For
several decades now (since Gordon More conjectured his Moore’s
“Law”), the computing industry has benefited from ever-increasing
processor speed. Application developers, therefore, had the
privilege of planning ahead for more powerful application
software with the assurance that the computing power required
will be available. Processor manufacturers could also plan
to keep increasing processor speeds with the assurance that
application developers were ready to use them. In terms of
programmer productivity, the most important implication was
that most programmers could write sequential code; the only
exceptions being those who wrote operating systems or application
software for “supercomputers”.
A
few years ago, this convenient symbiotic relationship began
to unravel. The main “culprit” was limitations of technology.
It was no longer feasible to make processors faster because
it was not possible to handle the heat generated by the faster
circuitry.
Fortunately,
Moore’s Law continues to hold, hence it is possible to keep
packing an increasing number of transistors on a chip. Given
the continued opportunity provided by Moore’s Law and faced
with the heat dissipation problem, the industry stopped increasing
the speed of processors and, instead, started designing chips
with multiple processors. This meant that the industry could
still bring out chips which had increasing computing power
albeit with each processor “core” not getting any faster.
The
downside of this development is that all programmers — and
not just a few select ones — need to write parallel programs
to be able to actually use the computing power of multi-processor
or multi-core chips. Parallel Programming has to go mainstream!
There
are two challenges a programmer faces when designing parallel
programs: ensuring correctness and extracting the maximum
possible performance.
Over
the last few decades, the Computer Science community has addressed
the challenge of correctness fairly well. Besides developing
alternative programming paradigms — shared-memory and message-passing
— programming languages have been designed with appropriate
constructs to help (but not necessarily ensure) absence of
typical parallel-programming bugbears such as deadlocks and
race conditions.
What
is still sorely lacking, however, is any systematic methodology
to improve the performance of programs. Getting the best possible
performance for a given parallel program from the underlying
hardware is still an art, bordering on “black magic”. The
industry is in a dire need to create such a systematic methodology.

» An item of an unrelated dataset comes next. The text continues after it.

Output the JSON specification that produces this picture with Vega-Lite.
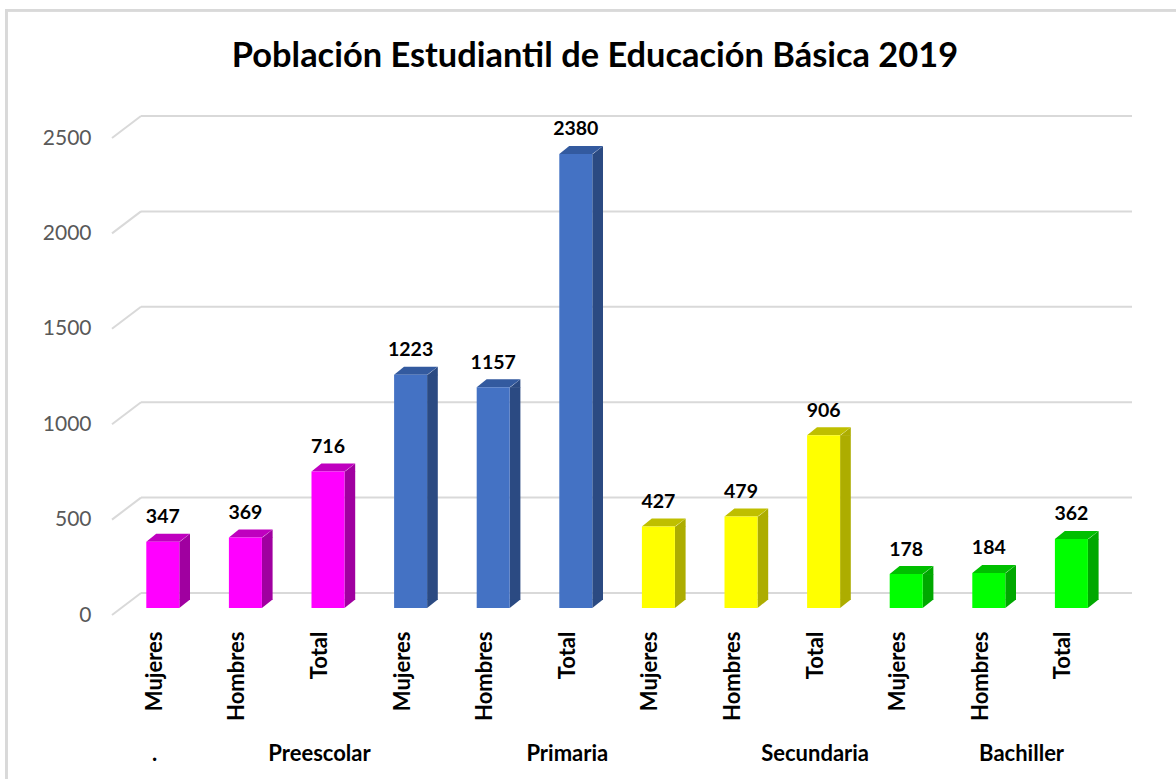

The primary obstacle to creating such a systematic methodology
is that we do not yet have a programming model of hardware
at the right level of abstraction. We have the ISA (Instruction
Set Architecture) that is excellent for addressing functionality
but has no information about hardware performance. At the
other end of the spectrum, we have the RTL (Register-Transfer
Level) model of hardware that provides information about hardware
performance but is too detailed (not abstract enough) to be
useful to programmers (at least those who are not experts).
The
industry today is witnessing acceleration in the rate of reduction
of hardware costs, an example being the one teraflops double-precision
performance of Intel’s KNC chip. This has created the exciting
opportunity to bring high-performance computing into the mainstream.
However, to make this happen needs a large number of engineers
who can design correct and efficient parallel programs.
Today we have a fairly good systematic methodology to design
parallel programs that are functionally correct. Programmer
productivity is being further enhanced with the development
of Domain-Specific Languages (DSL’s). This needs to be urgently
complemented with a systematic methodology to enhance performance
on a given target hardware platform. The development of such
a methodology must form one of the core themes of research
for the computing community.
|